╭─ Records for processing

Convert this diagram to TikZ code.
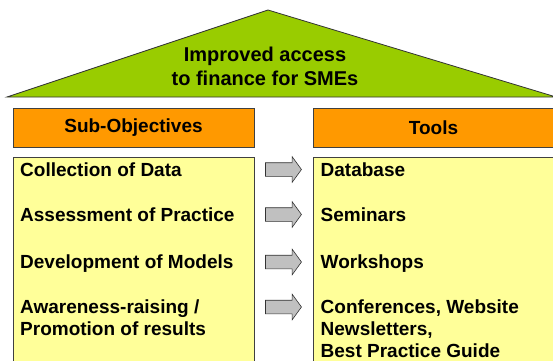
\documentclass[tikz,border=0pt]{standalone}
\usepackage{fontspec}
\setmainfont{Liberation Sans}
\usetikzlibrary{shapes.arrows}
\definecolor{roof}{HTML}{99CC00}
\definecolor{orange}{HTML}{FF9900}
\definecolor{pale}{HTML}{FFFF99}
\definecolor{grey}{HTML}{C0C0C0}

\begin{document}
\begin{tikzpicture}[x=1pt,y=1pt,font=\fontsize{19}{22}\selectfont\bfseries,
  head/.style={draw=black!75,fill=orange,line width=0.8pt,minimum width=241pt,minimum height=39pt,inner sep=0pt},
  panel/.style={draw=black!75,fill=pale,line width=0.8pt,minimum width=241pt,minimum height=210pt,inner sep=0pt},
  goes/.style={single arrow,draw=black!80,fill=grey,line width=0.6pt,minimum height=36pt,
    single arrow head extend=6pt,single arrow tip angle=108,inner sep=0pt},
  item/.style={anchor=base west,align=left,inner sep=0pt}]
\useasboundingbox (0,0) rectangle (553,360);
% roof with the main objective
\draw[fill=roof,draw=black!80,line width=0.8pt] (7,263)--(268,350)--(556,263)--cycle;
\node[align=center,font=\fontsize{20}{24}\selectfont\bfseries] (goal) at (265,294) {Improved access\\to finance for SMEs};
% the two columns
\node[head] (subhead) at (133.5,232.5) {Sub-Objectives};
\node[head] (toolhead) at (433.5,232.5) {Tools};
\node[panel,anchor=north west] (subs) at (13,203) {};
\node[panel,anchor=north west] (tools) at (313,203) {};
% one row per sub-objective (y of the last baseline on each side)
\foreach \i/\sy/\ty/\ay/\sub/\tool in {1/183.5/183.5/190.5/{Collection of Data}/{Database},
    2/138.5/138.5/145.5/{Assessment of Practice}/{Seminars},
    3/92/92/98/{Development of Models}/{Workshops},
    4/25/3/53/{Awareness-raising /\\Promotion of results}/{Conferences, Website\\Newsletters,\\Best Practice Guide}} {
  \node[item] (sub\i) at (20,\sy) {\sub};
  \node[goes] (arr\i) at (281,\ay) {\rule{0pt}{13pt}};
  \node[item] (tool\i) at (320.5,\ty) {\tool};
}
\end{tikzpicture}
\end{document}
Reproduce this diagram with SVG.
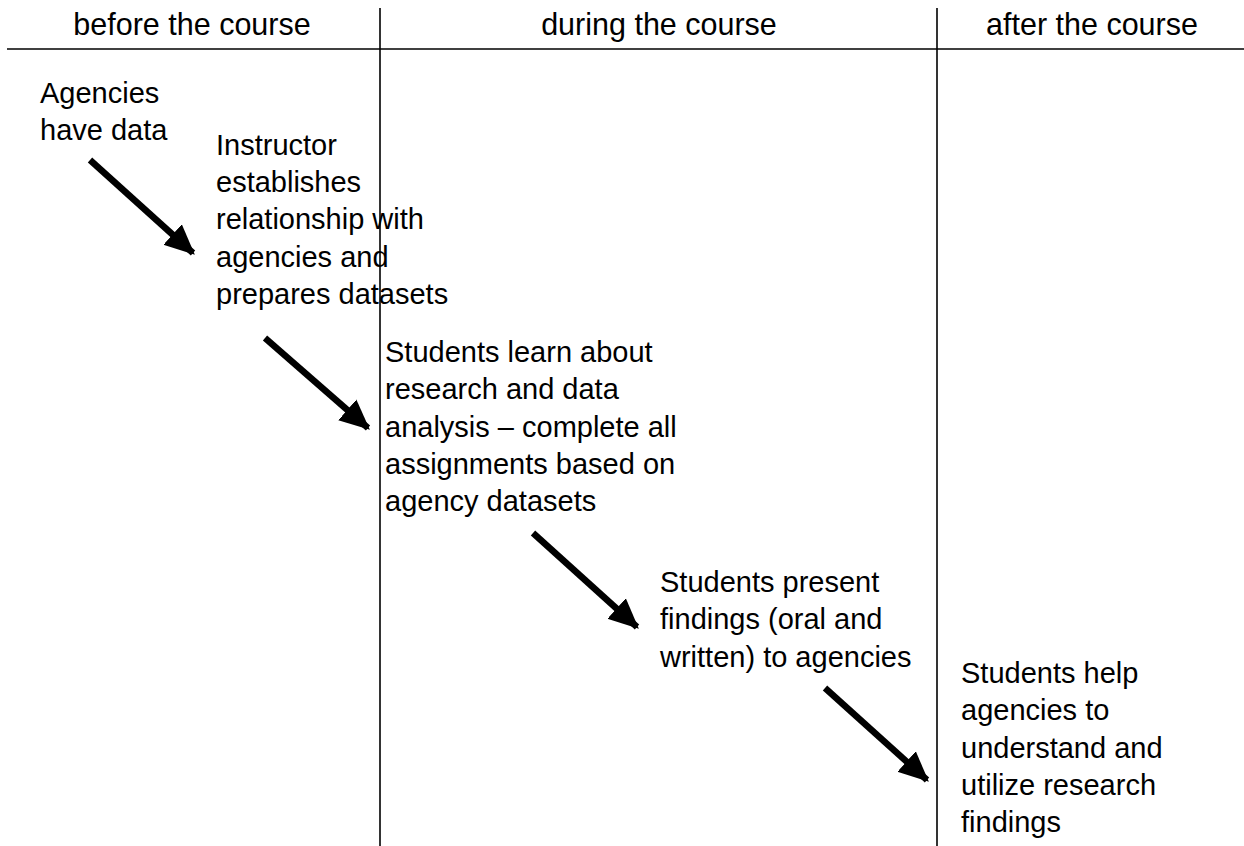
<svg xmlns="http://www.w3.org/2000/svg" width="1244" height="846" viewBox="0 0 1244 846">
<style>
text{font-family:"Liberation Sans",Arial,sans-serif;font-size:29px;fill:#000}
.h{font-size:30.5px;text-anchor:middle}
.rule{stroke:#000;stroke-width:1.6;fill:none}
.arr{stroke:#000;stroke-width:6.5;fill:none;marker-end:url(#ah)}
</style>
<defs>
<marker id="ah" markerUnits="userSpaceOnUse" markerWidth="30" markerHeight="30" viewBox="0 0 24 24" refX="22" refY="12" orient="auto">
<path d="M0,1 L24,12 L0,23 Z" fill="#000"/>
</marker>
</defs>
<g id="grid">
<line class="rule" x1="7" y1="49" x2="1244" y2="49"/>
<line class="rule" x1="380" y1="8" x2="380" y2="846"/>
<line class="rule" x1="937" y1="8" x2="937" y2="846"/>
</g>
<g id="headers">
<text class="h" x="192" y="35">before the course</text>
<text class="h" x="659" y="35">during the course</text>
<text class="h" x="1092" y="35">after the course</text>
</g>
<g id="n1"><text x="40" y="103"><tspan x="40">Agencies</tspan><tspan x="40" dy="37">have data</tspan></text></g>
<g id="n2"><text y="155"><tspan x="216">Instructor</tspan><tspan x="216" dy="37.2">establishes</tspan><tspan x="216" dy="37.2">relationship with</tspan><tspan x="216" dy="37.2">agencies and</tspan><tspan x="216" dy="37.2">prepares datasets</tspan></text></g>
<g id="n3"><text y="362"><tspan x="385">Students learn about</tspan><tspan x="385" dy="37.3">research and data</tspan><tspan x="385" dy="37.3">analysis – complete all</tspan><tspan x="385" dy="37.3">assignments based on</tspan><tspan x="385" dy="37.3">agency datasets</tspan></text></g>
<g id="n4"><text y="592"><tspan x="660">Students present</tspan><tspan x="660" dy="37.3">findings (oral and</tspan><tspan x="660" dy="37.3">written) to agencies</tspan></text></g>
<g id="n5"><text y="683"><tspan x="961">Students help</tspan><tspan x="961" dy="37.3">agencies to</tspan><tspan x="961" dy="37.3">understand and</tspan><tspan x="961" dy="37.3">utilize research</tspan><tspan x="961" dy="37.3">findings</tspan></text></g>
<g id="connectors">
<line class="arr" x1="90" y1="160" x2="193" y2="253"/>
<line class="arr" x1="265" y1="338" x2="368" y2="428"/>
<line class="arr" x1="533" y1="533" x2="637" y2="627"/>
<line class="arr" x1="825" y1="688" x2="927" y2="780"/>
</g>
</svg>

╰─

Reproduce each line holding the word "this".

- _Exercise output_
Convert this diagram to TikZ code.
Reproduce this diagram with SVG.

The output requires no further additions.